Input rows =>
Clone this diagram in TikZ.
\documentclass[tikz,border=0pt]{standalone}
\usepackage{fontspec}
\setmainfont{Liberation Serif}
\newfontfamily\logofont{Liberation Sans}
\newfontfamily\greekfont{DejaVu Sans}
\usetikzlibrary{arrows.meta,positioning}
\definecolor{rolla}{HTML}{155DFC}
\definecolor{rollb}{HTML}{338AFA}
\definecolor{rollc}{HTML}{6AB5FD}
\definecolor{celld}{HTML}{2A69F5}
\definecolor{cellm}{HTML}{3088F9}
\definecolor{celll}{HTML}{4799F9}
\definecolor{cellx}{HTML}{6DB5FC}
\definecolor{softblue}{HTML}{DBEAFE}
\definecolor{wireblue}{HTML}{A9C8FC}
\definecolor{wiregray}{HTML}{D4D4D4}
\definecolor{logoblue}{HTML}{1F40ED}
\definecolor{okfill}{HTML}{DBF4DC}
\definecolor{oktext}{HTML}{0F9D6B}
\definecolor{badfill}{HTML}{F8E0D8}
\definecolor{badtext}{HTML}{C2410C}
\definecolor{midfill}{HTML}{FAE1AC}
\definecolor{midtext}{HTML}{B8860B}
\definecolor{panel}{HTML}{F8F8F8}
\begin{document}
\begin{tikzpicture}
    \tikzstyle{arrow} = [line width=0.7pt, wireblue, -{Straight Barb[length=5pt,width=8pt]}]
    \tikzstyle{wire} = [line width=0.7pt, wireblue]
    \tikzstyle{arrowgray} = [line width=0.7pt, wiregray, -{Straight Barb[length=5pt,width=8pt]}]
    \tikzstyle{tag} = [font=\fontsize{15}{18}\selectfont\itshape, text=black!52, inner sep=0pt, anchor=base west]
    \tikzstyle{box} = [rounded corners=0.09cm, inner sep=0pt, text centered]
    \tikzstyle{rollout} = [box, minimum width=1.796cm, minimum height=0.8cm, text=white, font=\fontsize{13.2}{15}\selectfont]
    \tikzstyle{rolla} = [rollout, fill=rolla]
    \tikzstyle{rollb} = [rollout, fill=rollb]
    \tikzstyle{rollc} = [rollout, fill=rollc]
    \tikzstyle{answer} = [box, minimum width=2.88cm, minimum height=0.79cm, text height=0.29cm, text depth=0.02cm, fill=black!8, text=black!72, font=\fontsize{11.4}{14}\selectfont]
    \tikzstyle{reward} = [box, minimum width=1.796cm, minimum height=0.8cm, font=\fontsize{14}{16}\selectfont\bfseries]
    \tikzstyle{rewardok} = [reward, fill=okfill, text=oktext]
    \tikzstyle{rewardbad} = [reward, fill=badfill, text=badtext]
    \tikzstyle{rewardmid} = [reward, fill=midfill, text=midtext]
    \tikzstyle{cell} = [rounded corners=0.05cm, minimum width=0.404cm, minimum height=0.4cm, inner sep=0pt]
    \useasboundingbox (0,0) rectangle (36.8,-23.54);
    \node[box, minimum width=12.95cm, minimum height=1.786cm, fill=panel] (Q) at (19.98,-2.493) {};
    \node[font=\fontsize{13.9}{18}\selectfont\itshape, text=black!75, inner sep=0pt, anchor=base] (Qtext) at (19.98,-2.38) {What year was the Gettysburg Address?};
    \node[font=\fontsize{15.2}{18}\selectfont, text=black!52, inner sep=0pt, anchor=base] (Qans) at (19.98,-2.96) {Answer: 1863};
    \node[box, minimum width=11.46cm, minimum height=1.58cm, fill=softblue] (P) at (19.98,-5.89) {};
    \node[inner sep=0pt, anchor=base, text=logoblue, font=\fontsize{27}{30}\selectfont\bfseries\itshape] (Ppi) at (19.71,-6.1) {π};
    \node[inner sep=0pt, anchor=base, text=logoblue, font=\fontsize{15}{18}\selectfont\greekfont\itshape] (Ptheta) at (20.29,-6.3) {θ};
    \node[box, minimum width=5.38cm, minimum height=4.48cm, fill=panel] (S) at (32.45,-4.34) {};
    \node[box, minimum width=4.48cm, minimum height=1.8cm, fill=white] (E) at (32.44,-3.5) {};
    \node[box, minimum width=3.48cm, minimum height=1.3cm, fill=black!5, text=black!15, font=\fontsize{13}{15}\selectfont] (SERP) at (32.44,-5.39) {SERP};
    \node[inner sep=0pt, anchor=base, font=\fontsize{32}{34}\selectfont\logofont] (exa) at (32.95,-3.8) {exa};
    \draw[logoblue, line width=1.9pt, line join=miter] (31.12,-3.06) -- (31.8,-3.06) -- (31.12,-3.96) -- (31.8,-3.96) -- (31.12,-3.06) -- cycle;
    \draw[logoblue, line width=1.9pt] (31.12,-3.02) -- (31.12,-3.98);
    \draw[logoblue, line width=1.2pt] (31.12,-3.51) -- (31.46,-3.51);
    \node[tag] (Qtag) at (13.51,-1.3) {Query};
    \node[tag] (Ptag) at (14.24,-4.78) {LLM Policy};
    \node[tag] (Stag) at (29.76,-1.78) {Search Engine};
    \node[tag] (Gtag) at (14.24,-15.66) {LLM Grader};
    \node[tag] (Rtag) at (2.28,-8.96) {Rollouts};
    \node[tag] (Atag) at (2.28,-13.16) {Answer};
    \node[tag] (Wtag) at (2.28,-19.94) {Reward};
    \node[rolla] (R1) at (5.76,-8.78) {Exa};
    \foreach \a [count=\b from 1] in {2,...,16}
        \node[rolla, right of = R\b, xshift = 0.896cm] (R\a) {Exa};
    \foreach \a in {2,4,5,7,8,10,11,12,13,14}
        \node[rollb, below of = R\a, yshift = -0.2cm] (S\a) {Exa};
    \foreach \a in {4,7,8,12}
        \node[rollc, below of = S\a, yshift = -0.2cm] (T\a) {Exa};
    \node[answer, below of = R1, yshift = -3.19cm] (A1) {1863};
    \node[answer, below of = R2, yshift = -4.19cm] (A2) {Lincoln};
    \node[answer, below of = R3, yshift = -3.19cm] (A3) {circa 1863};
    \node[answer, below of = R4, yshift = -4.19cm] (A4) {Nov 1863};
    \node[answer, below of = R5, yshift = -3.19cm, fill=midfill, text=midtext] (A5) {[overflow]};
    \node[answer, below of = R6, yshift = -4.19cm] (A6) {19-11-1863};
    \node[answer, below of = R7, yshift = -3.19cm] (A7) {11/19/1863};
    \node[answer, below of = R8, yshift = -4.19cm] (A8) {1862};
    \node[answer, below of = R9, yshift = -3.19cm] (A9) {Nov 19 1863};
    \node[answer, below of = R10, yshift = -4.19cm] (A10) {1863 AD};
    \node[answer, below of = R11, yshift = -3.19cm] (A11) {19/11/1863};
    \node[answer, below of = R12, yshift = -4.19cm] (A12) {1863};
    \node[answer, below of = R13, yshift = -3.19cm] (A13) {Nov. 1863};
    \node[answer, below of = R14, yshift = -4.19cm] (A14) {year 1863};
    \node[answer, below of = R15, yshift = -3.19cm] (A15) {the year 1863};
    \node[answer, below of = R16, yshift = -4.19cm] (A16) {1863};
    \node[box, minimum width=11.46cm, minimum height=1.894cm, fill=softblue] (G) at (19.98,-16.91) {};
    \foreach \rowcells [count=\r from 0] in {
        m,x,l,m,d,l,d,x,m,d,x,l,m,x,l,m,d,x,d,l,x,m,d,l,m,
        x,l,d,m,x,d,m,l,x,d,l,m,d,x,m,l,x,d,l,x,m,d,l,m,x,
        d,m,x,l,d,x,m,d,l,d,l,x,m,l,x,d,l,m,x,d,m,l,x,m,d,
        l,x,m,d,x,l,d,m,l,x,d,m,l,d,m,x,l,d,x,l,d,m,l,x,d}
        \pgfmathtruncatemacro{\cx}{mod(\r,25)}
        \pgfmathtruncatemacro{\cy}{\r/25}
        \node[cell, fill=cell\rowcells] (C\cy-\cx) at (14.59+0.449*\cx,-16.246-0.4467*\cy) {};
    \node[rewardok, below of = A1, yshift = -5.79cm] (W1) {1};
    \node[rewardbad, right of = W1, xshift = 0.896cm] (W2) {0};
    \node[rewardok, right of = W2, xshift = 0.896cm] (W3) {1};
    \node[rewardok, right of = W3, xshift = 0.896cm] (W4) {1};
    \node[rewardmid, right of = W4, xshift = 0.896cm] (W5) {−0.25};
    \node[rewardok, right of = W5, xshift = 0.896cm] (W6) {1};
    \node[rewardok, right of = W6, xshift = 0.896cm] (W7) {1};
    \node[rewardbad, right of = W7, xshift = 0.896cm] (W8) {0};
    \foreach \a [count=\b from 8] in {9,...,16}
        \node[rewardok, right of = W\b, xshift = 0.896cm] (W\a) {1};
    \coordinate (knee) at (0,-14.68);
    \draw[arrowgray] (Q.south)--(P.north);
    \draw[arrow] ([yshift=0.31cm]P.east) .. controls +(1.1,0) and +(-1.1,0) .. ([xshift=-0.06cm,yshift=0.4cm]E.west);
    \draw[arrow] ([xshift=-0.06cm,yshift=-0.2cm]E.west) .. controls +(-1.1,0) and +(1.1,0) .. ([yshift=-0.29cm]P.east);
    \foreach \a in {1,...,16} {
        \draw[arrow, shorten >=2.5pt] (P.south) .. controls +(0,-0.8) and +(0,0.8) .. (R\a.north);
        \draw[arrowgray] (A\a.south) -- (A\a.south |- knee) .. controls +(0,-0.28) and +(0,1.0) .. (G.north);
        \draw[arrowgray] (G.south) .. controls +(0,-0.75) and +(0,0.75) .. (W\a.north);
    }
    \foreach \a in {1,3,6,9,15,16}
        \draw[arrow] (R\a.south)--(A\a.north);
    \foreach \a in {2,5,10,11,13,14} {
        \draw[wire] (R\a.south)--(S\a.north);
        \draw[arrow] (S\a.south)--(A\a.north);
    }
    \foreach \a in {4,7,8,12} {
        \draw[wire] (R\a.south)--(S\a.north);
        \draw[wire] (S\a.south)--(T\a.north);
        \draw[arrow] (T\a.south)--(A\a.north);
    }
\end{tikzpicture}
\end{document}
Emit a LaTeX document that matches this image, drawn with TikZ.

Exercise instructions =>
Where a line in the material contains "this", copy that line.

Result below =>
Clone this diagram in TikZ.
Emit a LaTeX document that matches this image, drawn with TikZ.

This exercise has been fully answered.